▶ _Given information_
---+---

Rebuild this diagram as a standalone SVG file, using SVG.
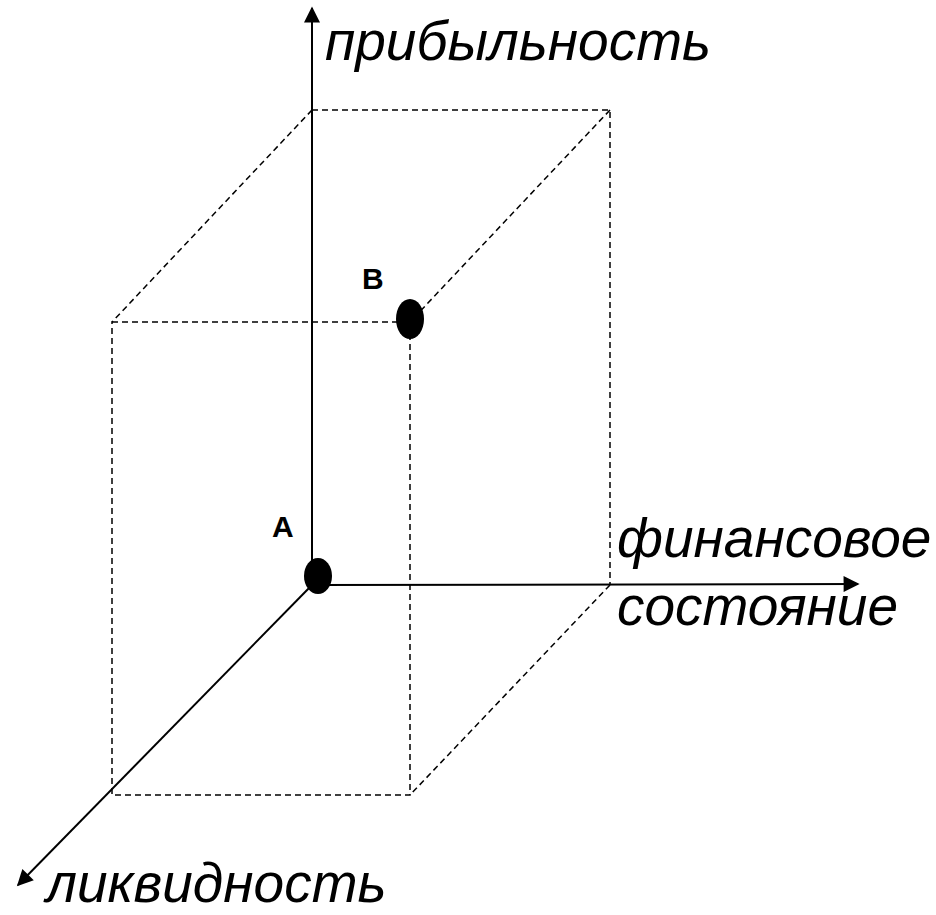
<svg xmlns="http://www.w3.org/2000/svg" width="936" height="915" viewBox="0 0 936 915">
<style>
.ax{stroke:#000;stroke-width:2;fill:none}
.ds{stroke:#000;stroke-width:1.5;stroke-dasharray:6 4;fill:none}
.lbl{font-family:"Liberation Sans",Arial,sans-serif;font-style:italic;font-size:55px;fill:#000}
.pt{font-family:"Liberation Sans",Arial,sans-serif;font-weight:bold;font-size:30px;fill:#000}
</style>
<defs>
<marker id="ahL" viewBox="0 0 10 10" refX="9" refY="5" markerWidth="20" markerHeight="16" markerUnits="userSpaceOnUse" orient="auto">
<path d="M0,0 L10,5 L0,10 z" fill="#000"/>
</marker>
</defs>
<rect width="936" height="915" fill="#fff"/>
<g id="box">
<path class="ds" d="M312,110 L610,110 L610,585"/>
<path class="ds" d="M112,322 L410,322 L410,795 L112,795 Z"/>
<path class="ds" d="M312,110 L112,322"/>
<path class="ds" d="M610,110 L410,322"/>
<path class="ds" d="M610,585 L410,795"/>
</g>
<g id="connectors">
<line class="ax" x1="312" y1="585" x2="312" y2="8" marker-end="url(#ahL)"/>
<line class="ax" x1="312" y1="585" x2="858" y2="584" marker-end="url(#ahL)"/>
<line class="ax" x1="312" y1="585" x2="18" y2="885" marker-end="url(#ahL)"/>
</g>
<g id="pointA">
<ellipse cx="318" cy="576" rx="14" ry="18" fill="#000"/>
<text class="pt" x="272" y="537">A</text>
</g>
<g id="pointB">
<ellipse cx="410" cy="319" rx="14" ry="20" fill="#000"/>
<text class="pt" x="362" y="289">B</text>
</g>
<g id="axis-labels">
<text class="lbl" x="325" y="60">прибыльность</text>
<text class="lbl" x="617" y="557">финансовое</text>
<text class="lbl" x="617" y="625">состояние</text>
<text class="lbl" x="46" y="902">ликвидность</text>
</g>
</svg>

---+---

▶ _Short task_
Each line of the material must be retyped exactly, except that images are omitted.

▶ _Task solution_
Rebuild this diagram as a standalone SVG file, using SVG.
<svg xmlns="http://www.w3.org/2000/svg" width="936" height="915" viewBox="0 0 936 915">
<style>
.ax{stroke:#000;stroke-width:2;fill:none}
.ds{stroke:#000;stroke-width:1.5;stroke-dasharray:6 4;fill:none}
.lbl{font-family:"Liberation Sans",Arial,sans-serif;font-style:italic;font-size:55px;fill:#000}
.pt{font-family:"Liberation Sans",Arial,sans-serif;font-weight:bold;font-size:30px;fill:#000}
</style>
<defs>
<marker id="ahL" viewBox="0 0 10 10" refX="9" refY="5" markerWidth="20" markerHeight="16" markerUnits="userSpaceOnUse" orient="auto">
<path d="M0,0 L10,5 L0,10 z" fill="#000"/>
</marker>
</defs>
<rect width="936" height="915" fill="#fff"/>
<g id="box">
<path class="ds" d="M312,110 L610,110 L610,585"/>
<path class="ds" d="M112,322 L410,322 L410,795 L112,795 Z"/>
<path class="ds" d="M312,110 L112,322"/>
<path class="ds" d="M610,110 L410,322"/>
<path class="ds" d="M610,585 L410,795"/>
</g>
<g id="connectors">
<line class="ax" x1="312" y1="585" x2="312" y2="8" marker-end="url(#ahL)"/>
<line class="ax" x1="312" y1="585" x2="858" y2="584" marker-end="url(#ahL)"/>
<line class="ax" x1="312" y1="585" x2="18" y2="885" marker-end="url(#ahL)"/>
</g>
<g id="pointA">
<ellipse cx="318" cy="576" rx="14" ry="18" fill="#000"/>
<text class="pt" x="272" y="537">A</text>
</g>
<g id="pointB">
<ellipse cx="410" cy="319" rx="14" ry="20" fill="#000"/>
<text class="pt" x="362" y="289">B</text>
</g>
<g id="axis-labels">
<text class="lbl" x="325" y="60">прибыльность</text>
<text class="lbl" x="617" y="557">финансовое</text>
<text class="lbl" x="617" y="625">состояние</text>
<text class="lbl" x="46" y="902">ликвидность</text>
</g>
</svg>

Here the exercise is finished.